AIM OF THE TASK -> Only the lines from the start of the data through the line containing "4.2, 2.82, 2.0];" should be written out, exactly as they are, with both ends included and the pictures left out.

DATA ->
[Begin]

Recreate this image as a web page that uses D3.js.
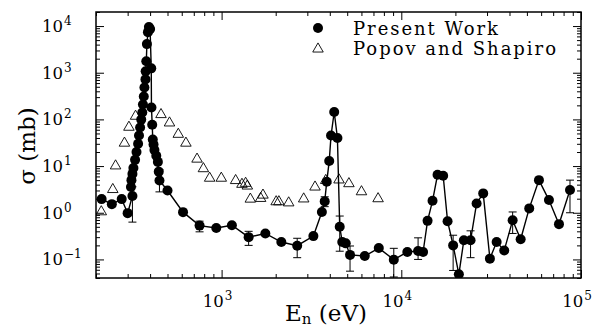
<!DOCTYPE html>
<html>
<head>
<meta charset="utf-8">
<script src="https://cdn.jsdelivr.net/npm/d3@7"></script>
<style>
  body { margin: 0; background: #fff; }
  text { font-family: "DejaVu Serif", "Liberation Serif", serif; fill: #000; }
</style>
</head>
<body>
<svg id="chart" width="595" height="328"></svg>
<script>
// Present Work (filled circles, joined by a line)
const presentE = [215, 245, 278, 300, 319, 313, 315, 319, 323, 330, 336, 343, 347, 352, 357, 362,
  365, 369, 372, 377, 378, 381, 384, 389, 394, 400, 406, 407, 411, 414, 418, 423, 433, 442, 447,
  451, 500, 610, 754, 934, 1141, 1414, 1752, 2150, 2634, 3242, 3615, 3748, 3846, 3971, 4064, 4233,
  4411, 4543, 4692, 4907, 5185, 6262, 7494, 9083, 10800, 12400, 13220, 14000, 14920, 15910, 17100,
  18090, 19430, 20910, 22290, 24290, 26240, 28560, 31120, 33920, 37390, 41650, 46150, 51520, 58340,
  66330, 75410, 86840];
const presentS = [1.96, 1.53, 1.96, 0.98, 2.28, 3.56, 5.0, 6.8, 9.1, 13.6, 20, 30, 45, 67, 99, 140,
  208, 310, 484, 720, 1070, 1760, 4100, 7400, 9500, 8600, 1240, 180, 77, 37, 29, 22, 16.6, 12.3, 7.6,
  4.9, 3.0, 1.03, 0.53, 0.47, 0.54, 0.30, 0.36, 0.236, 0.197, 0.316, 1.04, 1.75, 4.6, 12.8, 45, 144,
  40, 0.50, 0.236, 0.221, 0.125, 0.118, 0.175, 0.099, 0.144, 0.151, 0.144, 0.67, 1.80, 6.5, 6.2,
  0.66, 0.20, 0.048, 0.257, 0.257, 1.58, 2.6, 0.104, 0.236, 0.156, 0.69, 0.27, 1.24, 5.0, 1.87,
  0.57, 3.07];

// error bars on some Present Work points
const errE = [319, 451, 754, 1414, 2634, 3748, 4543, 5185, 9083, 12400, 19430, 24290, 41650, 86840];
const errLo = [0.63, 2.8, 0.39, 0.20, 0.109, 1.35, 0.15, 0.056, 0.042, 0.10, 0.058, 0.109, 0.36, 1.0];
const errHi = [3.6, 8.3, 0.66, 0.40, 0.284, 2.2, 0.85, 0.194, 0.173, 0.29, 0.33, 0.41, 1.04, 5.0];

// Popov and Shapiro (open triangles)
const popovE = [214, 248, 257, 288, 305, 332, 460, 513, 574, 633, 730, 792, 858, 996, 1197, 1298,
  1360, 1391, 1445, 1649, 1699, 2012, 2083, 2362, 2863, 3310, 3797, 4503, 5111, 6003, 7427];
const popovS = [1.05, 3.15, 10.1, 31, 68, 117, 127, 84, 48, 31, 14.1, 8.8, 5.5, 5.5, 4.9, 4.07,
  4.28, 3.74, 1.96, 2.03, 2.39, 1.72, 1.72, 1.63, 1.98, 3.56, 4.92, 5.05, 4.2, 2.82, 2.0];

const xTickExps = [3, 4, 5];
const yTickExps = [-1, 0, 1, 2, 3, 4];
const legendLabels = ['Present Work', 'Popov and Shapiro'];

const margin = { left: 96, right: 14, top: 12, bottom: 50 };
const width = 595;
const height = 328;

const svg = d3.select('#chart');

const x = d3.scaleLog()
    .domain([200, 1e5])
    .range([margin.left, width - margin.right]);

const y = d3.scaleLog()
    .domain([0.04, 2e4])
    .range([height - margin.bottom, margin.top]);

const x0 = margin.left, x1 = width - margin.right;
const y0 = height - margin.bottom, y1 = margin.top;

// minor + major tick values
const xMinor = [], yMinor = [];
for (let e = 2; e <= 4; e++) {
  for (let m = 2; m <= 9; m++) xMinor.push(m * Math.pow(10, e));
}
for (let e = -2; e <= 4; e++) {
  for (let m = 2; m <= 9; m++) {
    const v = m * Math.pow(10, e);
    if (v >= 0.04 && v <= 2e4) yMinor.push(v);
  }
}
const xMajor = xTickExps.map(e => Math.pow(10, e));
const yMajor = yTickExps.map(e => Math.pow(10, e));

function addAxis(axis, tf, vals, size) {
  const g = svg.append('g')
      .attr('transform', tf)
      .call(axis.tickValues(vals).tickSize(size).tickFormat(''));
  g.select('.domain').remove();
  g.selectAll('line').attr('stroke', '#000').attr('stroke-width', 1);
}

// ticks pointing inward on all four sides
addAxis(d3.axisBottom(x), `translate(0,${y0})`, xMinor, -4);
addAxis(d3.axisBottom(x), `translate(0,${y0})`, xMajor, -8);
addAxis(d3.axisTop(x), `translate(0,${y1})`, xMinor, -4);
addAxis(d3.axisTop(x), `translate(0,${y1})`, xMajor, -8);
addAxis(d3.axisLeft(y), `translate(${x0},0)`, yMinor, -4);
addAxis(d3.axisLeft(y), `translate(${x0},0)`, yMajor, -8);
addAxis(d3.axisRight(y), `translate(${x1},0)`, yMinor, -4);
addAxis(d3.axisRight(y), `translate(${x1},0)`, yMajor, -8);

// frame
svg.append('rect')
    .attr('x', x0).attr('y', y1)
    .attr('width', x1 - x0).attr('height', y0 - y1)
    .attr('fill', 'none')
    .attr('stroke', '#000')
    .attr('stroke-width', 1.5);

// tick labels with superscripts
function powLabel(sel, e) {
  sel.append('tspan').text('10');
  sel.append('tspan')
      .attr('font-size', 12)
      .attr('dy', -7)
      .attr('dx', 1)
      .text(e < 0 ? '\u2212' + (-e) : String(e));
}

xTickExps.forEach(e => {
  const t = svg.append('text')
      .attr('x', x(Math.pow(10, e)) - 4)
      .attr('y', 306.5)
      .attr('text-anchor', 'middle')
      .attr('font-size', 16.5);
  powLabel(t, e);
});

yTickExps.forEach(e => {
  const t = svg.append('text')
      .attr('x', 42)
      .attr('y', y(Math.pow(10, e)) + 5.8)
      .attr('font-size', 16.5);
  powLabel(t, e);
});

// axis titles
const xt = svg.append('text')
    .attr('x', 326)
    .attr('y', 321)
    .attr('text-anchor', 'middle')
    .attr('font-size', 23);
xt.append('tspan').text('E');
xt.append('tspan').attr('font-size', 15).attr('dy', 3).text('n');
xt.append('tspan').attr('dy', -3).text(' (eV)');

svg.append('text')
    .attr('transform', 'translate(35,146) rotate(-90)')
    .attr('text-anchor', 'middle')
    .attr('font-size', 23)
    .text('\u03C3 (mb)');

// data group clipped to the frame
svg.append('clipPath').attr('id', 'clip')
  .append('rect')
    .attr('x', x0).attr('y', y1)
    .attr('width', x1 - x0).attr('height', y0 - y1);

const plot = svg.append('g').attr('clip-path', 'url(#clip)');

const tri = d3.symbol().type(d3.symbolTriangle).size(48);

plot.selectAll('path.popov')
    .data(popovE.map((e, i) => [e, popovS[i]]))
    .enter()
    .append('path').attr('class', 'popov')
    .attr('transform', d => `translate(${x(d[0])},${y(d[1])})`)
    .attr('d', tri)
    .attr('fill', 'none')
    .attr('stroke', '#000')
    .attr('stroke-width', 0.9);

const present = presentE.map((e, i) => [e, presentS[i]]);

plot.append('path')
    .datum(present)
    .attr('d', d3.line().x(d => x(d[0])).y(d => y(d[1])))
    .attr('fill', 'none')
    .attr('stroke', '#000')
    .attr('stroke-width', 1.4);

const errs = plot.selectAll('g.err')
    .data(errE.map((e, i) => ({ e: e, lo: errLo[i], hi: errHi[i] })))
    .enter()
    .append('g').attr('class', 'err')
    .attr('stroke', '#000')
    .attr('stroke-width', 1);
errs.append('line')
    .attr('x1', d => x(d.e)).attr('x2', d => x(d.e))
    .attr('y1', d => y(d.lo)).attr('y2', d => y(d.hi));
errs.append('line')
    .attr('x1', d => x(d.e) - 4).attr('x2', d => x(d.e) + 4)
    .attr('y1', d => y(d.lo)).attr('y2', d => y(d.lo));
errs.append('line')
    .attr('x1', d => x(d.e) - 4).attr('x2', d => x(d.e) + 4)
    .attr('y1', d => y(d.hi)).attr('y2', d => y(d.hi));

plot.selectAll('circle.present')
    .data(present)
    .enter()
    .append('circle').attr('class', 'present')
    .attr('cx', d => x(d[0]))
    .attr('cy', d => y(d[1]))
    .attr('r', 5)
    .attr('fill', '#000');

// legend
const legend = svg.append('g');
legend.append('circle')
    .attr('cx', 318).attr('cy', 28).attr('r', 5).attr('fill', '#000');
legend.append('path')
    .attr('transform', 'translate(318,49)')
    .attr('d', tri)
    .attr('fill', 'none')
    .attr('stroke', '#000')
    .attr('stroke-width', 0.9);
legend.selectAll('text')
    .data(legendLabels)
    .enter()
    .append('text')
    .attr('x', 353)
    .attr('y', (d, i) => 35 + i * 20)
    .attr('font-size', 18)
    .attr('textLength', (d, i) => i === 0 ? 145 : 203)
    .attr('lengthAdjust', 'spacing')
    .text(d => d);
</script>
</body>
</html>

[End]

TASK SOLUTION ->
Recreate this image as a web page that uses D3.js.
<!DOCTYPE html>
<html>
<head>
<meta charset="utf-8">
<script src="https://cdn.jsdelivr.net/npm/d3@7"></script>
<style>
  body { margin: 0; background: #fff; }
  text { font-family: "DejaVu Serif", "Liberation Serif", serif; fill: #000; }
</style>
</head>
<body>
<svg id="chart" width="595" height="328"></svg>
<script>
// Present Work (filled circles, joined by a line)
const presentE = [215, 245, 278, 300, 319, 313, 315, 319, 323, 330, 336, 343, 347, 352, 357, 362,
  365, 369, 372, 377, 378, 381, 384, 389, 394, 400, 406, 407, 411, 414, 418, 423, 433, 442, 447,
  451, 500, 610, 754, 934, 1141, 1414, 1752, 2150, 2634, 3242, 3615, 3748, 3846, 3971, 4064, 4233,
  4411, 4543, 4692, 4907, 5185, 6262, 7494, 9083, 10800, 12400, 13220, 14000, 14920, 15910, 17100,
  18090, 19430, 20910, 22290, 24290, 26240, 28560, 31120, 33920, 37390, 41650, 46150, 51520, 58340,
  66330, 75410, 86840];
const presentS = [1.96, 1.53, 1.96, 0.98, 2.28, 3.56, 5.0, 6.8, 9.1, 13.6, 20, 30, 45, 67, 99, 140,
  208, 310, 484, 720, 1070, 1760, 4100, 7400, 9500, 8600, 1240, 180, 77, 37, 29, 22, 16.6, 12.3, 7.6,
  4.9, 3.0, 1.03, 0.53, 0.47, 0.54, 0.30, 0.36, 0.236, 0.197, 0.316, 1.04, 1.75, 4.6, 12.8, 45, 144,
  40, 0.50, 0.236, 0.221, 0.125, 0.118, 0.175, 0.099, 0.144, 0.151, 0.144, 0.67, 1.80, 6.5, 6.2,
  0.66, 0.20, 0.048, 0.257, 0.257, 1.58, 2.6, 0.104, 0.236, 0.156, 0.69, 0.27, 1.24, 5.0, 1.87,
  0.57, 3.07];

// error bars on some Present Work points
const errE = [319, 451, 754, 1414, 2634, 3748, 4543, 5185, 9083, 12400, 19430, 24290, 41650, 86840];
const errLo = [0.63, 2.8, 0.39, 0.20, 0.109, 1.35, 0.15, 0.056, 0.042, 0.10, 0.058, 0.109, 0.36, 1.0];
const errHi = [3.6, 8.3, 0.66, 0.40, 0.284, 2.2, 0.85, 0.194, 0.173, 0.29, 0.33, 0.41, 1.04, 5.0];

// Popov and Shapiro (open triangles)
const popovE = [214, 248, 257, 288, 305, 332, 460, 513, 574, 633, 730, 792, 858, 996, 1197, 1298,
  1360, 1391, 1445, 1649, 1699, 2012, 2083, 2362, 2863, 3310, 3797, 4503, 5111, 6003, 7427];
const popovS = [1.05, 3.15, 10.1, 31, 68, 117, 127, 84, 48, 31, 14.1, 8.8, 5.5, 5.5, 4.9, 4.07,
  4.28, 3.74, 1.96, 2.03, 2.39, 1.72, 1.72, 1.63, 1.98, 3.56, 4.92, 5.05, 4.2, 2.82, 2.0];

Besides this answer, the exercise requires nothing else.